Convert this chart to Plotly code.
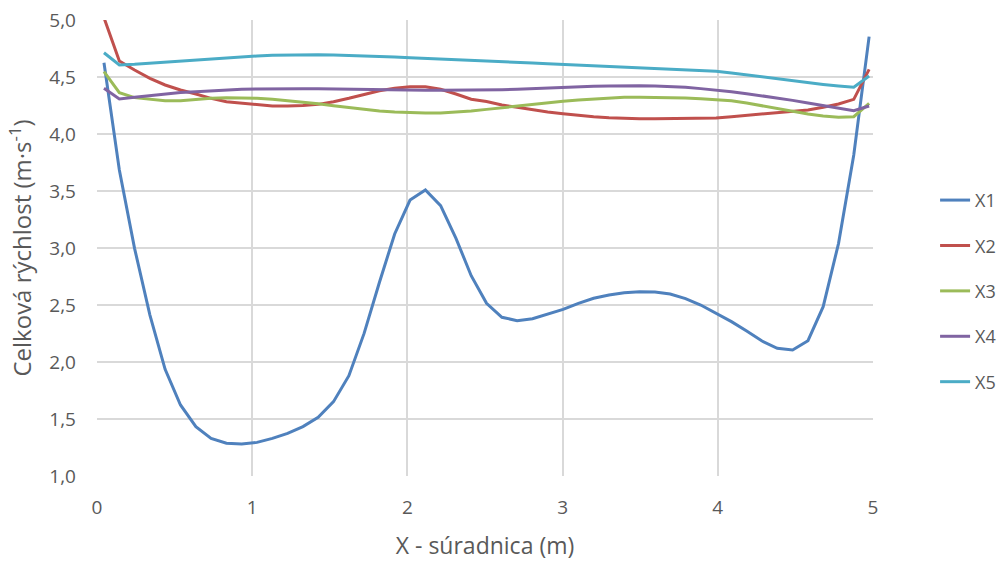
import plotly.graph_objects as go

x_pos = [0.045, 0.144, 0.242, 0.341, 0.439, 0.538, 0.637, 0.735, 0.834, 0.932,
         1.031, 1.130, 1.228, 1.327, 1.425, 1.524, 1.623, 1.721, 1.820, 1.918,
         2.017, 2.116, 2.214, 2.313, 2.411, 2.510, 2.609, 2.707, 2.806, 2.904,
         3.003, 3.102, 3.200, 3.299, 3.397, 3.496, 3.595, 3.693, 3.792, 3.890,
         3.989, 4.088, 4.186, 4.285, 4.383, 4.482, 4.581, 4.679, 4.778, 4.876,
         4.975]

x1 = [4.625, 3.684, 2.997, 2.412, 1.936, 1.623, 1.433, 1.330, 1.287, 1.281,
      1.295, 1.330, 1.374, 1.433, 1.515, 1.652, 1.880, 2.251, 2.700, 3.123,
      3.421, 3.509, 3.371, 3.085, 2.757, 2.515, 2.392, 2.363, 2.380, 2.418,
      2.462, 2.515, 2.559, 2.588, 2.608, 2.617, 2.614, 2.596, 2.556, 2.500,
      2.427, 2.354, 2.272, 2.184, 2.120, 2.105, 2.187, 2.485, 3.041, 3.816,
      4.854]

x2 = [5.020, 4.640, 4.561, 4.488, 4.430, 4.386, 4.351, 4.313, 4.283, 4.269,
      4.254, 4.246, 4.246, 4.249, 4.260, 4.283, 4.313, 4.348, 4.380, 4.401,
      4.415, 4.415, 4.392, 4.351, 4.305, 4.285, 4.254, 4.234, 4.211, 4.193,
      4.178, 4.164, 4.152, 4.143, 4.137, 4.134, 4.134, 4.134, 4.134, 4.134,
      4.140, 4.152, 4.164, 4.173, 4.184, 4.196, 4.211, 4.234, 4.263, 4.304,
      4.567]

x3 = [4.547, 4.363, 4.319, 4.304, 4.292, 4.292, 4.304, 4.313, 4.319, 4.319,
      4.313, 4.304, 4.292, 4.281, 4.266, 4.248, 4.231, 4.216, 4.202, 4.193,
      4.187, 4.184, 4.184, 4.190, 4.202, 4.216, 4.231, 4.246, 4.260, 4.275,
      4.287, 4.298, 4.307, 4.316, 4.322, 4.322, 4.322, 4.319, 4.316, 4.310,
      4.304, 4.292, 4.272, 4.248, 4.222, 4.199, 4.175, 4.158, 4.146, 4.152,
      4.269]

x4 = [4.401, 4.307, 4.322, 4.336, 4.351, 4.363, 4.371, 4.380, 4.386, 4.392,
      4.395, 4.398, 4.398, 4.398, 4.398, 4.395, 4.392, 4.389, 4.386, 4.386,
      4.383, 4.383, 4.383, 4.383, 4.383, 4.383, 4.389, 4.392, 4.398, 4.404,
      4.410, 4.415, 4.418, 4.421, 4.424, 4.424, 4.421, 4.418, 4.410, 4.398,
      4.386, 4.371, 4.354, 4.336, 4.316, 4.295, 4.272, 4.251, 4.228, 4.205,
      4.246]

x5 = [4.713, 4.605, 4.611, 4.620, 4.629, 4.640, 4.649, 4.661, 4.669, 4.678,
      4.684, 4.690, 4.693, 4.696, 4.696, 4.693, 4.690, 4.684, 4.681, 4.675,
      4.669, 4.664, 4.658, 4.652, 4.646, 4.640, 4.634, 4.629, 4.623, 4.617,
      4.611, 4.605, 4.600, 4.594, 4.590, 4.585, 4.579, 4.573, 4.567, 4.559,
      4.550, 4.535, 4.518, 4.500, 4.482, 4.465, 4.450, 4.435, 4.421, 4.410,
      4.509]

series_names = ["X1", "X2", "X3", "X4", "X5"]
series_values = [x1, x2, x3, x4, x5]
colors = ["#4f81bd", "#c0504d", "#9bbb59", "#8064a2", "#4bacc6"]

y_ticks = [1.0, 1.5, 2.0, 2.5, 3.0, 3.5, 4.0, 4.5, 5.0]
y_tick_labels = ["1,0", "1,5", "2,0", "2,5", "3,0", "3,5", "4,0", "4,5", "5,0"]
x_ticks = [0, 1, 2, 3, 4, 5]
x_tick_labels = ["0", "1", "2", "3", "4", "5"]

font_family = "Open Sans, Liberation Sans, sans-serif"
text_color = "#595959"

fig = go.Figure()
for name, vals, col in zip(series_names, series_values, colors):
    fig.add_trace(go.Scatter(
        x=x_pos, y=vals, mode="lines", name=name, legendgroup=name,
        line=dict(color=col, width=3),
    ))

fig.update_layout(
    width=1006, height=561,
    margin=dict(l=97, r=133, t=20, b=85, autoexpand=False),
    paper_bgcolor="white", plot_bgcolor="white",
    font=dict(family=font_family, size=18, color=text_color),
    showlegend=True,
    legend=dict(
        x=1.08, y=0.645, xanchor="left", yanchor="top",
        font=dict(family=font_family, size=18, color=text_color),
        tracegroupgap=19,
        bgcolor="rgba(0,0,0,0)",
    ),
    xaxis=dict(
        range=[0, 5], tickvals=x_ticks, ticktext=x_tick_labels,
        showgrid=True, gridcolor="#d9d9d9", gridwidth=1.5,
        zeroline=False, showline=False, ticks="", automargin=False,
        ticklabelstandoff=18,
        tickfont=dict(family=font_family, size=19, color=text_color),
        title=dict(text="X - súradnica (m)", font=dict(family=font_family, size=23, color=text_color), standoff=22),
    ),
    yaxis=dict(
        range=[1, 5], tickvals=y_ticks, ticktext=y_tick_labels,
        showgrid=True, gridcolor="#d9d9d9", gridwidth=1.5,
        zeroline=False, showline=False, ticks="", automargin=False,
        ticklabelstandoff=20,
        tickfont=dict(family=font_family, size=19, color=text_color),
        title=dict(text="Celková rýchlost (m·s<sup>-1</sup>)", font=dict(family=font_family, size=24, color=text_color), standoff=10),
    ),
)

fig.write_html("out.html")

→ WHAT YOU ARE ASKED TO DO:
Each line of the material must be retyped exactly, except that images are omitted.

→ TASK ANSWER:
Convert this chart to Plotly code.
import plotly.graph_objects as go

x_pos = [0.045, 0.144, 0.242, 0.341, 0.439, 0.538, 0.637, 0.735, 0.834, 0.932,
         1.031, 1.130, 1.228, 1.327, 1.425, 1.524, 1.623, 1.721, 1.820, 1.918,
         2.017, 2.116, 2.214, 2.313, 2.411, 2.510, 2.609, 2.707, 2.806, 2.904,
         3.003, 3.102, 3.200, 3.299, 3.397, 3.496, 3.595, 3.693, 3.792, 3.890,
         3.989, 4.088, 4.186, 4.285, 4.383, 4.482, 4.581, 4.679, 4.778, 4.876,
         4.975]

x1 = [4.625, 3.684, 2.997, 2.412, 1.936, 1.623, 1.433, 1.330, 1.287, 1.281,
      1.295, 1.330, 1.374, 1.433, 1.515, 1.652, 1.880, 2.251, 2.700, 3.123,
      3.421, 3.509, 3.371, 3.085, 2.757, 2.515, 2.392, 2.363, 2.380, 2.418,
      2.462, 2.515, 2.559, 2.588, 2.608, 2.617, 2.614, 2.596, 2.556, 2.500,
      2.427, 2.354, 2.272, 2.184, 2.120, 2.105, 2.187, 2.485, 3.041, 3.816,
      4.854]

x2 = [5.020, 4.640, 4.561, 4.488, 4.430, 4.386, 4.351, 4.313, 4.283, 4.269,
      4.254, 4.246, 4.246, 4.249, 4.260, 4.283, 4.313, 4.348, 4.380, 4.401,
      4.415, 4.415, 4.392, 4.351, 4.305, 4.285, 4.254, 4.234, 4.211, 4.193,
      4.178, 4.164, 4.152, 4.143, 4.137, 4.134, 4.134, 4.134, 4.134, 4.134,
      4.140, 4.152, 4.164, 4.173, 4.184, 4.196, 4.211, 4.234, 4.263, 4.304,
      4.567]

x3 = [4.547, 4.363, 4.319, 4.304, 4.292, 4.292, 4.304, 4.313, 4.319, 4.319,
      4.313, 4.304, 4.292, 4.281, 4.266, 4.248, 4.231, 4.216, 4.202, 4.193,
      4.187, 4.184, 4.184, 4.190, 4.202, 4.216, 4.231, 4.246, 4.260, 4.275,
      4.287, 4.298, 4.307, 4.316, 4.322, 4.322, 4.322, 4.319, 4.316, 4.310,
      4.304, 4.292, 4.272, 4.248, 4.222, 4.199, 4.175, 4.158, 4.146, 4.152,
      4.269]

x4 = [4.401, 4.307, 4.322, 4.336, 4.351, 4.363, 4.371, 4.380, 4.386, 4.392,
      4.395, 4.398, 4.398, 4.398, 4.398, 4.395, 4.392, 4.389, 4.386, 4.386,
      4.383, 4.383, 4.383, 4.383, 4.383, 4.383, 4.389, 4.392, 4.398, 4.404,
      4.410, 4.415, 4.418, 4.421, 4.424, 4.424, 4.421, 4.418, 4.410, 4.398,
      4.386, 4.371, 4.354, 4.336, 4.316, 4.295, 4.272, 4.251, 4.228, 4.205,
      4.246]

x5 = [4.713, 4.605, 4.611, 4.620, 4.629, 4.640, 4.649, 4.661, 4.669, 4.678,
      4.684, 4.690, 4.693, 4.696, 4.696, 4.693, 4.690, 4.684, 4.681, 4.675,
      4.669, 4.664, 4.658, 4.652, 4.646, 4.640, 4.634, 4.629, 4.623, 4.617,
      4.611, 4.605, 4.600, 4.594, 4.590, 4.585, 4.579, 4.573, 4.567, 4.559,
      4.550, 4.535, 4.518, 4.500, 4.482, 4.465, 4.450, 4.435, 4.421, 4.410,
      4.509]

series_names = ["X1", "X2", "X3", "X4", "X5"]
series_values = [x1, x2, x3, x4, x5]
colors = ["#4f81bd", "#c0504d", "#9bbb59", "#8064a2", "#4bacc6"]

y_ticks = [1.0, 1.5, 2.0, 2.5, 3.0, 3.5, 4.0, 4.5, 5.0]
y_tick_labels = ["1,0", "1,5", "2,0", "2,5", "3,0", "3,5", "4,0", "4,5", "5,0"]
x_ticks = [0, 1, 2, 3, 4, 5]
x_tick_labels = ["0", "1", "2", "3", "4", "5"]

font_family = "Open Sans, Liberation Sans, sans-serif"
text_color = "#595959"

fig = go.Figure()
for name, vals, col in zip(series_names, series_values, colors):
    fig.add_trace(go.Scatter(
        x=x_pos, y=vals, mode="lines", name=name, legendgroup=name,
        line=dict(color=col, width=3),
    ))

fig.update_layout(
    width=1006, height=561,
    margin=dict(l=97, r=133, t=20, b=85, autoexpand=False),
    paper_bgcolor="white", plot_bgcolor="white",
    font=dict(family=font_family, size=18, color=text_color),
    showlegend=True,
    legend=dict(
        x=1.08, y=0.645, xanchor="left", yanchor="top",
        font=dict(family=font_family, size=18, color=text_color),
        tracegroupgap=19,
        bgcolor="rgba(0,0,0,0)",
    ),
    xaxis=dict(
        range=[0, 5], tickvals=x_ticks, ticktext=x_tick_labels,
        showgrid=True, gridcolor="#d9d9d9", gridwidth=1.5,
        zeroline=False, showline=False, ticks="", automargin=False,
        ticklabelstandoff=18,
        tickfont=dict(family=font_family, size=19, color=text_color),
        title=dict(text="X - súradnica (m)", font=dict(family=font_family, size=23, color=text_color), standoff=22),
    ),
    yaxis=dict(
        range=[1, 5], tickvals=y_ticks, ticktext=y_tick_labels,
        showgrid=True, gridcolor="#d9d9d9", gridwidth=1.5,
        zeroline=False, showline=False, ticks="", automargin=False,
        ticklabelstandoff=20,
        tickfont=dict(family=font_family, size=19, color=text_color),
        title=dict(text="Celková rýchlost (m·s<sup>-1</sup>)", font=dict(family=font_family, size=24, color=text_color), standoff=10),
    ),
)

fig.write_html("out.html")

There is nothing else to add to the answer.